Along with other local authorities in the region, NE Lincolnshire Council employs the private company Kingdom Security to issue penalties for its PSPO, which means that the company is paid per fine issued. Our data shows that, in 2021-2 there were 553 penalties issued by the company for violating the PSPO in NE Lincolnshire, and that many of these fines for cycling.
The 82-year old said that he didn’t know that cycling was banned in the town centre and hadn’t seen any signs:
I’ve been riding my bike around here for 40 years and have never once been fined. When he gave (the fine) to me I told him, ‘stick it up your a**e’. I’m more annoyed about it because my biking is what keeps me going.
The pensioner vowed that he would not pay the fine:
I’ve not got £100 spare to give them that’s for sure. I won’t be paying it, I’d rather go to prison then give them £100.

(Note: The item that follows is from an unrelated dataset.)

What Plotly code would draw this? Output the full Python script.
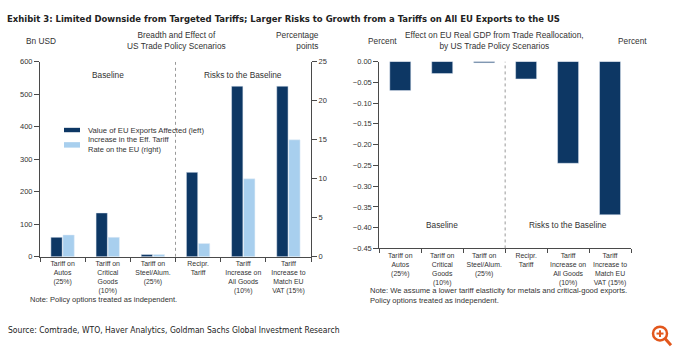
import plotly.graph_objects as go

categories = ["Tariff on<br>Autos<br>(25%)", "Tariff on<br>Critical<br>Goods<br>(10%)",
              "Tariff on<br>Steel/Alum.<br>(25%)", "Recipr.<br>Tariff",
              "Tariff<br>Increase on<br>All Goods<br>(10%)", "Tariff<br>Increase to<br>Match EU<br>VAT (15%)"]
exports_affected_bn = [60, 135, 7, 260, 525, 525]
tariff_increase_pp = [2.8, 2.5, 0.3, 1.7, 10.0, 15.0]
gdp_effect_pct = [-0.070, -0.029, -0.003, -0.042, -0.245, -0.369]
series_names = ["Value of EU Exports Affected (left)", "Increase in the Eff. Tariff<br>Rate on the EU (right)"]
left_ticks = [0, 100, 200, 300, 400, 500, 600]
right_ticks = [0, 5, 10, 15, 20, 25]
gdp_ticks = [0.00, -0.05, -0.10, -0.15, -0.20, -0.25, -0.30, -0.35, -0.40, -0.45]

DARK = "#0d3764"
LIGHT = "#a8cfee"
AX = "#4a4a4a"
TXT = "#333333"
FONT = "Liberation Sans, Arial, sans-serif"
COND = "DejaVu Sans Condensed, DejaVu Sans, sans-serif"
W, H = 680, 360

def px(x): return x / W
def py(y): return 1 - y / H

fig = go.Figure()
fig.add_trace(go.Bar(x=categories, y=exports_affected_bn, name=series_names[0], marker_color=DARK,
                     xaxis="x", yaxis="y", offsetgroup="a", showlegend=False))
fig.add_trace(go.Bar(x=categories, y=tariff_increase_pp, name=series_names[1], marker_color=LIGHT,
                     xaxis="x", yaxis="y2", offsetgroup="b", showlegend=False))
fig.add_trace(go.Bar(x=categories, y=gdp_effect_pct, name="GDP effect", marker_color=DARK,
                     xaxis="x2", yaxis="y3", offsetgroup="c", showlegend=False))

ytick_font = dict(family=FONT, size=7.5, color=TXT)
xtick_font = dict(family=FONT, size=6.9, color=TXT)
common_y = dict(showline=True, linecolor=AX, linewidth=1, ticks="outside", ticklen=5, tickcolor=AX,
                showgrid=False, zeroline=False, tickfont=ytick_font, fixedrange=True)
common_x = dict(type="category", showline=True, linecolor=AX, linewidth=1, ticks="outside",
                tickson="boundaries", ticklen=4, tickcolor=AX, showgrid=False, tickfont=xtick_font,
                tickangle=0, fixedrange=True)

fig.update_layout(
    width=W, height=H, margin=dict(l=0, r=0, t=0, b=0),
    paper_bgcolor="white", plot_bgcolor="white",
    barmode="group", bargap=0.467, bargroupgap=0.06,
    font=dict(family=FONT, color=TXT),
    xaxis=dict(domain=[px(40), px(311)], anchor="y", **common_x),
    yaxis=dict(domain=[py(259.3), py(59.3)], range=[0, 600], tickvals=left_ticks, **common_y),
    yaxis2=dict(overlaying="y", side="right", anchor="x", range=[0, 25], tickvals=right_ticks, **common_y),
    xaxis2=dict(domain=[px(379.3), px(631)], anchor="y3", **common_x),
    yaxis3=dict(domain=[py(250.7), py(59)], anchor="x2", range=[-0.45, 0], tickvals=gdp_ticks,
                tickformat=".2f", **common_y),
    yaxis4=dict(overlaying="y3", side="right", anchor="x2", range=[-0.45, 0], tickvals=gdp_ticks,
                tickformat=".2f", **common_y),
)

# separators between baseline and risk scenarios
fig.add_shape(type="line", xref="x", yref="y", x0=2.5, x1=2.5, y0=0, y1=600,
              line=dict(color="#999999", width=1, dash="dot"))
fig.add_shape(type="line", xref="x2", yref="y3", x0=2.5, x1=2.5, y0=-0.45, y1=0,
              line=dict(color="#999999", width=1, dash="dot"))

def ann(text, x, y, size=8.3, xanchor="center", yanchor="middle", align="center", family=FONT,
        color=TXT, xref="paper", yref="paper"):
    fig.add_annotation(text=text, x=x, y=y, xref=xref, yref=yref, showarrow=False,
                       xanchor=xanchor, yanchor=yanchor, align=align,
                       font=dict(family=family, size=size, color=color))

# title and source
ann("<b>Exhibit 3: Limited Downside from Targeted Tariffs; Larger Risks to Growth from a Tariffs on All EU Exports to the US</b>",
    px(5), py(15), size=9.45, xanchor="left", family=COND, color="#222222")
ann("Source: Comtrade, WTO, Haver Analytics, Goldman Sachs Global Investment Research",
    px(6), py(334), size=8.5, xanchor="left", family=COND, color="#222222")

# headers left
ann("Bn USD", px(41), py(38))
ann("Breadth and Effect of<br>US Trade Policy Scenarios", px(176), py(37))
ann("Percentage<br>points", px(321), py(37), xanchor="right", align="right")
# headers right
ann("Percent", px(382), py(38))
ann("Effect on EU Real GDP from Trade Reallocation,<br>by US Trade Policy Scenarios", px(494), py(37))
ann("Percent", px(632), py(38))

# in-plot labels
ann("Baseline", 1, 558, xref="x", yref="y")
ann("Risks to the Baseline", 4, 558, xref="x", yref="y")
ann("Baseline", 1, -0.394, xref="x2", yref="y3")
ann("Risks to the Baseline", 4, -0.394, xref="x2", yref="y3")

# notes
ann("Note: Policy options treated as independent.", px(28), py(303), size=7.5, xanchor="left")
ann("Note: We assume a lower tariff elasticity for metals and critical-good exports.<br>Policy options treated as independent.",
    px(368), py(298.5), size=7.6, xanchor="left", align="left")

# legend (manual)
fig.add_shape(type="rect", xref="paper", yref="paper", x0=px(64), x1=px(80), y0=py(131.5), y1=py(127),
              fillcolor=DARK, line=dict(width=0))
fig.add_shape(type="rect", xref="paper", yref="paper", x0=px(64), x1=px(80), y0=py(147.3), y1=py(141.7),
              fillcolor=LIGHT, line=dict(width=0))
ann(series_names[0], px(86), py(129.3), size=7.7, xanchor="left")
ann(series_names[1], px(86), py(144), size=7.5, xanchor="left", align="left")

# magnifier icon
ORANGE = "#e2571c"
fig.add_shape(type="circle", xref="paper", yref="paper", x0=px(653), x1=px(667), y0=py(345), y1=py(331),
              line=dict(color=ORANGE, width=2.5))
fig.add_shape(type="line", xref="paper", yref="paper", x0=px(665), x1=px(671), y0=py(343), y1=py(350),
              line=dict(color=ORANGE, width=3))
fig.add_shape(type="line", xref="paper", yref="paper", x0=px(656.5), x1=px(663.5), y0=py(338), y1=py(338),
              line=dict(color=ORANGE, width=2))
fig.add_shape(type="line", xref="paper", yref="paper", x0=px(660), x1=px(660), y0=py(334.5), y1=py(341.5),
              line=dict(color=ORANGE, width=2))

fig.write_html("out.html", config={"displayModeBar": False},
               post_script="document.body.style.margin='0';document.body.style.overflow='hidden';")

Is this what was intended with these powers against ‘anti-social behaviour’? A octogenarian slapped with a fine for pottering around town on his bicycle?
It is very likely that he was given the fine by the private security company employed by the council. So the result of this power – supposedly to stand up for ‘victims’ – would be to channel an 82-year old’s pension into the coffers of a private security company, for acts that nobody in their right mind would define as anti-social.
And far from making people feel ‘safer’ in communities, the gentleman said that he now avoids the town centre and feels anxious about cycling:
If I’m honest, I feel hard done to and I now worry about where I can and can’t go on my bike.
This fine was a disgrace – and it is emblematic of the whole rotten system of PSPOs, which has never been about protecting communities or victims of ASB. Instead, PSPOs have been used to create new petty and non-offences, the punishment of which is now being contracted out to private companies who issue as many fines as possible to increase their profit.
This dreadful fine needs to be scrapped – but so too does the whole PSPO system.